Dans l’industrie, l’alimentaire gagne en poids (49,2% en 2023 contre 36,2% en 2014), au détriment du textile et habillement (16% contre 27,7%). Les services sont dominés par le transport (37,2%) et la restauration/hôtellerie (29,4%). Le commerce reste centré sur le commerce de détail (63,9%), et les travaux de finition renforcent leur place dans le BTP (57,1%).

Le secteur informel a généré 138,97 milliards de dirhams de valeur ajoutée en 2023, en hausse par rapport à 2014 (103,34 milliards de dirhams), avec un taux de croissance annuel moyen de 3,06%. Sa contribution à la valeur ajoutée nationale hors agriculture et administration publique est passée de 16,6% en 2014 à 13,6% en 2023. Le commerce reste le principal secteur contributeur (38,9% contre 43,1%), en recul, au profit des services (25,6% contre 19,9%) et du BTP (14,8% contre 14,3%). L’industrie, quant à elle, voit sa part diminuer de 22,8% à 20,8%.

Les unités informelles intensifient leurs échanges avec le secteur formel

La valeur ajoutée moyenne du secteur informel par UPI est de 68.499 dirhams, avec de fortes disparités: les 20% les plus productives concentrent 65,4% de la valeur ajoutée totale.

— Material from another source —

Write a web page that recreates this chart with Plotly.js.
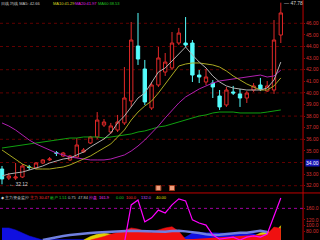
<!DOCTYPE html>
<html><head><meta charset="utf-8">
<script src="https://cdn.plot.ly/plotly-2.35.2.min.js"></script>
<style>html,body{margin:0;padding:0;background:#000;overflow:hidden}#c{width:320px;height:240px}</style>
</head><body><div id="c"></div>
<script>
// ---- data ----
const days = [0,1,2,3,4,5,6,7,8,9,10,11,12,13,14,15,16,17,18,19,20,21,22,23,24,25,26,27,28,29,30,31,32,33,34,35,36,37,38,39,40,41];
const open  = [33.44,32.66,32.66,32.75,33.62,33.53,33.96,34.22,34.85,34.56,34.22,34.47,34.91,35.68,36.20,37.23,36.63,36.80,37.41,39.30,44.04,42.06,38.70,40.68,41.80,42.15,44.30,44.30,44.30,41.54,40.94,40.85,39.73,38.96,40.08,39.91,39.56,40.25,40.68,40.16,40.25,44.99];
const high  = [33.70,33.10,33.96,33.87,33.79,34.04,34.30,34.47,34.99,34.91,34.65,36.11,35.25,36.29,38.35,37.75,37.41,38.10,42.23,46.11,46.89,42.84,40.94,43.96,43.44,45.25,45.60,46.54,44.56,41.97,42.06,41.11,40.25,40.51,40.60,40.34,40.16,40.85,41.29,41.03,46.28,47.78];
const low   = [32.12,32.49,32.49,32.66,33.35,33.44,33.87,34.13,34.56,34.47,34.13,34.39,34.82,35.60,36.03,37.06,36.46,36.63,37.23,38.79,42.41,38.96,38.53,40.51,41.46,41.97,44.13,43.96,40.94,40.85,40.68,39.56,38.53,38.79,39.82,38.79,39.13,40.08,40.16,40.08,39.91,44.30];
const close = [32.58,32.84,32.75,33.70,33.58,33.96,34.22,34.30,34.80,34.82,34.56,35.51,35.08,36.20,37.66,37.49,37.15,37.49,39.56,44.56,42.92,39.22,40.68,43.01,42.66,44.30,45.16,44.13,41.54,41.37,41.37,40.51,38.79,40.25,39.99,39.56,39.99,40.60,40.34,40.60,44.56,46.89];
const ma5  = [32.84,33.01,33.10,33.18,33.35,33.53,33.70,33.96,34.13,34.30,34.39,34.65,34.91,35.34,35.68,36.03,36.54,37.41,38.01,38.79,39.56,39.99,40.94,41.80,42.15,42.75,43.44,43.96,43.27,42.66,42.15,41.46,40.94,40.60,40.42,40.34,40.25,40.25,40.25,40.42,41.11,42.66];
const ma10 = [35.08,34.65,34.22,33.87,33.61,33.44,33.44,33.44,33.53,33.61,33.79,34.04,34.30,34.56,34.91,35.25,35.60,36.20,36.80,37.66,38.35,38.87,39.30,39.99,40.77,41.63,42.32,42.49,42.58,42.58,42.49,42.41,42.23,41.89,41.46,41.11,40.77,40.51,40.25,40.25,40.60,41.29];
const ma20 = [37.41,37.15,36.80,36.37,35.94,35.60,35.34,35.08,34.82,34.65,34.47,34.39,34.30,34.22,34.22,34.22,34.30,34.47,34.65,34.99,35.42,35.94,36.54,37.15,37.84,38.53,39.13,39.65,39.99,40.34,40.60,40.85,41.03,41.11,41.20,41.29,41.37,41.46,41.54,41.37,41.46,41.97];
const ma60 = [35.25,35.34,35.42,35.51,35.60,35.68,35.77,35.85,35.94,36.03,36.11,36.11,36.20,36.20,36.20,36.11,36.20,36.29,36.37,36.46,36.63,36.72,36.89,37.06,37.15,37.32,37.49,37.66,37.84,38.01,38.10,38.27,38.35,38.35,38.35,38.27,38.27,38.27,38.27,38.35,38.44,38.53];
const eventDays = [23,25];
const eventLevel = [31.80,31.80];
// lower indicator panel
const osc   = [null,null,null,null,null,null,null,null,null,null,null,null,null,null,null,null,null,null,40,172,189,113,127,154,144,172,193,186,120,109,102,67,53,57,60,50,60,64,60,71,137,196];
const blueA = [92,92,85,74,64,57,50,52,52,52,52,52,52,52,52,52,52,52,52,52,52,52,52,52,52,52,52,60,74,75,76,75,74,73,74,75,74,72,64,57,52,52];
const yellA = [null,null,null,null,null,null,null,null,null,null,null,null,50,62,70,74,70,64,58,55,55,58,64,70,66,58,52,null,null,null,null,null,null,null,null,null,52,62,74,80,72,100];
const redA  = [null,null,null,null,null,null,null,null,null,null,null,null,null,50,55,62,70,75,82,92,88,80,76,85,92,96,80,52,null,null,null,null,null,null,null,null,null,null,null,70,95,90];
const lineB = [null,null,null,null,null,null,50,55,60,64,67,70,72,74,76,77,78,80,82,82,81,80,79,78,79,81,82,80,78,74,70,67,68,71,73,75,75,78,82,78,null,null];
const priceTicks = [46,45,44,43,42,41,40,39,38,37,36,35,33,32];
const gridLevels = [46,44,42,40,38,36,34,32];
const indTicks = [160,120,100,80];
const indTickText = ['160.0','120.0','100.0','80.00'];

const FONT = 'Liberation Sans, DejaVu Sans, sans-serif';
const traces = [
  {type:'candlestick', x:days, open:open, high:high, low:low, close:close, xaxis:'x', yaxis:'y',
   increasing:{line:{color:'#e02828',width:1}, fillcolor:'#000000'},
   decreasing:{line:{color:'#54fcfc',width:1}, fillcolor:'#54fcfc'}, whiskerwidth:0, hoverinfo:'skip'},
  {type:'scatter', mode:'lines', x:days, y:ma60, line:{color:'#10a010',width:1}, xaxis:'x', yaxis:'y'},
  {type:'scatter', mode:'lines', x:days, y:ma20, line:{color:'#b020b0',width:1}, xaxis:'x', yaxis:'y'},
  {type:'scatter', mode:'lines', x:days, y:ma10, line:{color:'#a8a820',width:1}, xaxis:'x', yaxis:'y'},
  {type:'scatter', mode:'lines', x:days, y:ma5,  line:{color:'#b0b0b0',width:1}, xaxis:'x', yaxis:'y'},
  {type:'scatter', mode:'markers', x:eventDays, y:eventLevel, marker:{symbol:'square',size:5,color:'#f0a080',line:{color:'#a04020',width:1}}, xaxis:'x', yaxis:'y'},
  {type:'scatter', mode:'lines', x:days, y:blueA, fill:'tozeroy', fillcolor:'#1010e0', line:{color:'#1010e0',width:0.5}, xaxis:'x2', yaxis:'y2'},
  {type:'scatter', mode:'lines', x:days, y:yellA, fill:'tozeroy', fillcolor:'#e0d000', line:{color:'#e0d000',width:0.5}, xaxis:'x2', yaxis:'y2'},
  {type:'scatter', mode:'lines', x:days, y:redA, fill:'tozeroy', fillcolor:'#f01010', line:{color:'#f01010',width:0.5}, xaxis:'x2', yaxis:'y2'},
  {type:'scatter', mode:'lines', x:days, y:lineB, line:{color:'#7080e0',width:2.5}, xaxis:'x2', yaxis:'y2'},
  {type:'scatter', mode:'lines', x:days, y:osc, line:{color:'#ff00ff',width:1.2}, xaxis:'x2', yaxis:'y2'}
];

const XR = [-0.294, 44.27];
const DOMX = [0, 0.947];
const shapes = gridLevels.map(v => ({type:'line', xref:'paper', x0:0, x1:0.947, yref:'y', y0:v, y1:v, line:{color:'#600000',width:1,dash:'dot'}, layer:'below'}));
shapes.push({type:'line', xref:'paper', yref:'paper', x0:0.947, x1:0.947, y0:0, y1:1, line:{color:'#c00000',width:1}});
shapes.push({type:'line', xref:'paper', yref:'paper', x0:0, x1:1, y0:0.196, y1:0.196, line:{color:'#c00000',width:1}});
shapes.push({type:'line', xref:'paper', x0:0, x1:0.947, yref:'y2', y0:160, y1:160, line:{color:'#a000a0',width:1,dash:'dot'}});

function seg(x, y, text, color, anchor) {
  return {xref:'paper', yref:'paper', x:x/320, y:y, text:text, showarrow:false, xanchor:'left', yanchor:anchor || 'middle',
          font:{family:FONT, size:4, color:color}, borderpad:0};
}
const R = 1-197/240;
const annotations = [
  seg(0, 1.0, '日线 均线 MA5: 42.66', '#c8c8c8', 'top'),
  seg(52, 1.0, 'MA10:41.29', '#d8d820', 'top'),
  seg(74, 1.0, 'MA20:41.97', '#e020e0', 'top'),
  seg(97, 1.0, 'MA60:38.53', '#20c020', 'top'),
  seg(0, R, '◆ 主力资金监控', '#d0d0d0'),
  seg(29, R, '主力', '#ff3030'),
  seg(38, R, '30.47', '#ff3030'),
  seg(49, R, '散户', '#20d020'),
  seg(58, R, '1.51', '#20d020'),
  seg(67, R, '0.75', '#c0c0c0'),
  seg(77, R, '47.84', '#c0c0c0'),
  seg(88, R, '控盘', '#ff30ff'),
  seg(98, R, '161.9', '#ff30ff'),
  seg(115, R, '0.00', '#20d020'),
  seg(125, R, '100.0', '#ff3030'),
  seg(140, R, '132.0', '#c050ff'),
  seg(155, R, '40.00', '#e0e000'),
  {xref:'x', yref:'y', x:41, y:47.78, text:'— 47.78', showarrow:false, xanchor:'left', yanchor:'middle', xshift:1,
   font:{family:FONT, size:5, color:'#d0d0d0'}},
  {xref:'x', yref:'y', x:0, y:32.12, text:'← 32.12', showarrow:false, xanchor:'left', yanchor:'middle', xshift:5,
   font:{family:FONT, size:5, color:'#d0d0d0'}},
  {xref:'paper', yref:'y', x:0.952, y:34, text:'34.00', showarrow:false, xanchor:'left', yanchor:'middle',
   bgcolor:'#1818b8', borderpad:0, font:{family:FONT, size:5, color:'#ffffff'}}
];

const layout = {
  width:320, height:240, margin:{l:0,r:0,t:0,b:0}, paper_bgcolor:'#000000', plot_bgcolor:'#000000', showlegend:false,
  xaxis:{domain:DOMX, range:XR, visible:false, rangeslider:{visible:false}, anchor:'y', fixedrange:true},
  yaxis:{domain:[0.2,1], range:[31.457,48.009], side:'right', anchor:'x', tickvals:priceTicks,
         ticktext:priceTicks.map(v=>v.toFixed(2)), tickfont:{family:FONT,size:5,color:'#d83030'},
         showgrid:false, zeroline:false, ticks:'outside', ticklen:1, tickcolor:'#a00000', showline:false},
  xaxis2:{domain:DOMX, range:XR, visible:false, anchor:'y2', rangeslider:{visible:false}},
  yaxis2:{domain:[0,0.1917], range:[50,210], side:'right', anchor:'x2', tickvals:indTicks, ticktext:indTickText,
          tickfont:{family:FONT,size:5,color:'#d83030'}, showgrid:false, zeroline:false, ticks:'outside', ticklen:1, tickcolor:'#a00000'},
  shapes:shapes, annotations:annotations
};
Plotly.newPlot('c', traces, layout, {staticPlot:true, displayModeBar:false});
</script></body></html>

La productivité par actif occupé atteint 54.930 dirhams, avec des niveaux supérieurs dans l’industrie (75.707 dirhams) et le BTP (66.199 DH), contre 48.368 dirhams dans le commerce et 48.727 dirhams dans les services.

En 2023, 57% des approvisionnements du secteur informel proviennent du secteur informel lui-même, contre 70,9% en 2014. Parallèlement, le recours au secteur formel a fortement augmenté (33,7% en 2023 contre 18,2% en 2014). En aval, la majorité de la production informelle (79,5%) est destinée à la consommation des ménages, en hausse par rapport à 2014 (77,8%). Les ventes au secteur formel, bien que modestes, ont progressé (2,4% en 2023 contre 0,5% en 2014), tandis que les ventes destinées au secteur informel diminuent à 17,7% contre 21,3%.